- _Stated goal_
Starting with the first line of the data that follows, transcribe every line verbatim until the line containing "const asterisks = [[7, 96.8]];" has been transcribed.

- _Recorded data_

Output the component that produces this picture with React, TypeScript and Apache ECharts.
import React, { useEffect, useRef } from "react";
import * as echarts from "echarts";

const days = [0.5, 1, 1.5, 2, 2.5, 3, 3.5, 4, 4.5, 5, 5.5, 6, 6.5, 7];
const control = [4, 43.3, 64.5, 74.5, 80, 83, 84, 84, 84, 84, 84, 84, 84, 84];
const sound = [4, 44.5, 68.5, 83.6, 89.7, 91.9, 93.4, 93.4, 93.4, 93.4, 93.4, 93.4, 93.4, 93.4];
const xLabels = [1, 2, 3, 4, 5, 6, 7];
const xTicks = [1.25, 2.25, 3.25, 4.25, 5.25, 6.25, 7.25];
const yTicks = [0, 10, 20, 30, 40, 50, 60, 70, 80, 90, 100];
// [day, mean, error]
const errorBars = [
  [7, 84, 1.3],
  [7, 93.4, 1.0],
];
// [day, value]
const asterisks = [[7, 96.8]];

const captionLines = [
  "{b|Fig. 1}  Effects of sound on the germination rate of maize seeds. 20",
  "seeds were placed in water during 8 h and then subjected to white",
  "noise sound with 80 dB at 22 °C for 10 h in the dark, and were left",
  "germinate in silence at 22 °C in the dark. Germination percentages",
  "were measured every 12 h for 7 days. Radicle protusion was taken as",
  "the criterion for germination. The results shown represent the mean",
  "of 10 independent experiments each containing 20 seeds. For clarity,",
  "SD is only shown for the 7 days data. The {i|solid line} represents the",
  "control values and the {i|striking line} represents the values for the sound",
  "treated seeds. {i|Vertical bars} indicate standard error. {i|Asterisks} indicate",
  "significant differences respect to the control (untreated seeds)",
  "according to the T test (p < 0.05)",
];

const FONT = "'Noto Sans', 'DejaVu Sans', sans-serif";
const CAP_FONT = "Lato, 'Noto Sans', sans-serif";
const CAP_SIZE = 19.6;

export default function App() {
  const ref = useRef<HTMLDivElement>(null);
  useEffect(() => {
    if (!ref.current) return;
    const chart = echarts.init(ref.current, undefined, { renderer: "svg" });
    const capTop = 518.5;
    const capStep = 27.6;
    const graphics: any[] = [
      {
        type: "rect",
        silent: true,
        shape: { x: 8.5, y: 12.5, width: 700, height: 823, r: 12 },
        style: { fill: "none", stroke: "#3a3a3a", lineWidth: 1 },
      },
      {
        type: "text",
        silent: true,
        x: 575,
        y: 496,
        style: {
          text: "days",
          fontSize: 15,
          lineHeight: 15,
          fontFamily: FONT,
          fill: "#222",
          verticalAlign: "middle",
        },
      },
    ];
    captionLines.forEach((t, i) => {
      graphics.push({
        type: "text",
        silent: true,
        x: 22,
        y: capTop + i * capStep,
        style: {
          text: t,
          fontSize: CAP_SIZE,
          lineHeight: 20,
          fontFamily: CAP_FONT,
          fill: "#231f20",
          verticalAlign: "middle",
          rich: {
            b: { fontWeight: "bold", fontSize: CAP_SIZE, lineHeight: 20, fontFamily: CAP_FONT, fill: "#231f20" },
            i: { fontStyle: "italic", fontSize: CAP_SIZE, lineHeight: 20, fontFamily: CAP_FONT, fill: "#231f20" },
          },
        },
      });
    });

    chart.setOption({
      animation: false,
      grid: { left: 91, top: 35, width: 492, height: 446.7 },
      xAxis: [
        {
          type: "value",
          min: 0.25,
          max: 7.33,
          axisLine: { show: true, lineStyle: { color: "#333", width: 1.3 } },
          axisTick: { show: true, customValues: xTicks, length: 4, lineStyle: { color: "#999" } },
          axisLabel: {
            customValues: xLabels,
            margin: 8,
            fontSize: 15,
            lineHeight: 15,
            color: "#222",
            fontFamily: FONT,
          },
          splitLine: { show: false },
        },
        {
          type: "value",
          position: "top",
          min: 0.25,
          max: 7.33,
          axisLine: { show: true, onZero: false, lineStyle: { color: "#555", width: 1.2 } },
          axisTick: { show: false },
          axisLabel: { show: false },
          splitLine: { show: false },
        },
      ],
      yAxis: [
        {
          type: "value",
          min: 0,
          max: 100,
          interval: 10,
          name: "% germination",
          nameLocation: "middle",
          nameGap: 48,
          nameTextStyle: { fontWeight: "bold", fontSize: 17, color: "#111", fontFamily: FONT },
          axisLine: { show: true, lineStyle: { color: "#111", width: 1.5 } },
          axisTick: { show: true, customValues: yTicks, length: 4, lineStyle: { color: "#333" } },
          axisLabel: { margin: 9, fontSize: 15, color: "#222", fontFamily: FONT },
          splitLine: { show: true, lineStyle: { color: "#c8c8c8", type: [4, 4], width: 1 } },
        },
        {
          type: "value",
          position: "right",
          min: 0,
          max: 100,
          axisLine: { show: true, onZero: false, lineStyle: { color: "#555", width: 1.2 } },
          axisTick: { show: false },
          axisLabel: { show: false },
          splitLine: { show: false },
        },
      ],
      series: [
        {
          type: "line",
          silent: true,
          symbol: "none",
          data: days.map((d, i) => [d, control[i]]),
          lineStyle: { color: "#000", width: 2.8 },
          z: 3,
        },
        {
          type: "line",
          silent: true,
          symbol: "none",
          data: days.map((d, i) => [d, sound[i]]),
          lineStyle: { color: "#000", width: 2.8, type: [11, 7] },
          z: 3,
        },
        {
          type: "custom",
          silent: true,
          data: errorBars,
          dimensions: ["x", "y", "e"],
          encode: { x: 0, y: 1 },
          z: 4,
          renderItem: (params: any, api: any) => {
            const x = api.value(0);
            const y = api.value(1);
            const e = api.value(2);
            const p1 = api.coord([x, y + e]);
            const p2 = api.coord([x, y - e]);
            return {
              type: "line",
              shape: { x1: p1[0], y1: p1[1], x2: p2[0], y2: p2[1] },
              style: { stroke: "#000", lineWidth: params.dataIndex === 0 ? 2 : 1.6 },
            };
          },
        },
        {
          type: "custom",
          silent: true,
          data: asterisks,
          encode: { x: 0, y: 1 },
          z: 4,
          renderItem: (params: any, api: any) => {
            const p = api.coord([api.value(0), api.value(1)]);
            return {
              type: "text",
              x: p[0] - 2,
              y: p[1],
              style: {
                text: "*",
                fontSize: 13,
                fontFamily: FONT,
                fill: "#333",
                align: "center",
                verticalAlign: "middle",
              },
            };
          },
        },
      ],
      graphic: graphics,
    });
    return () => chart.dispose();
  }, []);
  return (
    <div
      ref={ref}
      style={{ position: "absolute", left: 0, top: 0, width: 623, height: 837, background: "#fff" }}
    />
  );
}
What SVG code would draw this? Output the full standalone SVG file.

- _Response for this exercise_
Output the component that produces this picture with React, TypeScript and Apache ECharts.
import React, { useEffect, useRef } from "react";
import * as echarts from "echarts";

const days = [0.5, 1, 1.5, 2, 2.5, 3, 3.5, 4, 4.5, 5, 5.5, 6, 6.5, 7];
const control = [4, 43.3, 64.5, 74.5, 80, 83, 84, 84, 84, 84, 84, 84, 84, 84];
const sound = [4, 44.5, 68.5, 83.6, 89.7, 91.9, 93.4, 93.4, 93.4, 93.4, 93.4, 93.4, 93.4, 93.4];
const xLabels = [1, 2, 3, 4, 5, 6, 7];
const xTicks = [1.25, 2.25, 3.25, 4.25, 5.25, 6.25, 7.25];
const yTicks = [0, 10, 20, 30, 40, 50, 60, 70, 80, 90, 100];
// [day, mean, error]
const errorBars = [
  [7, 84, 1.3],
  [7, 93.4, 1.0],
];
// [day, value]
const asterisks = [[7, 96.8]];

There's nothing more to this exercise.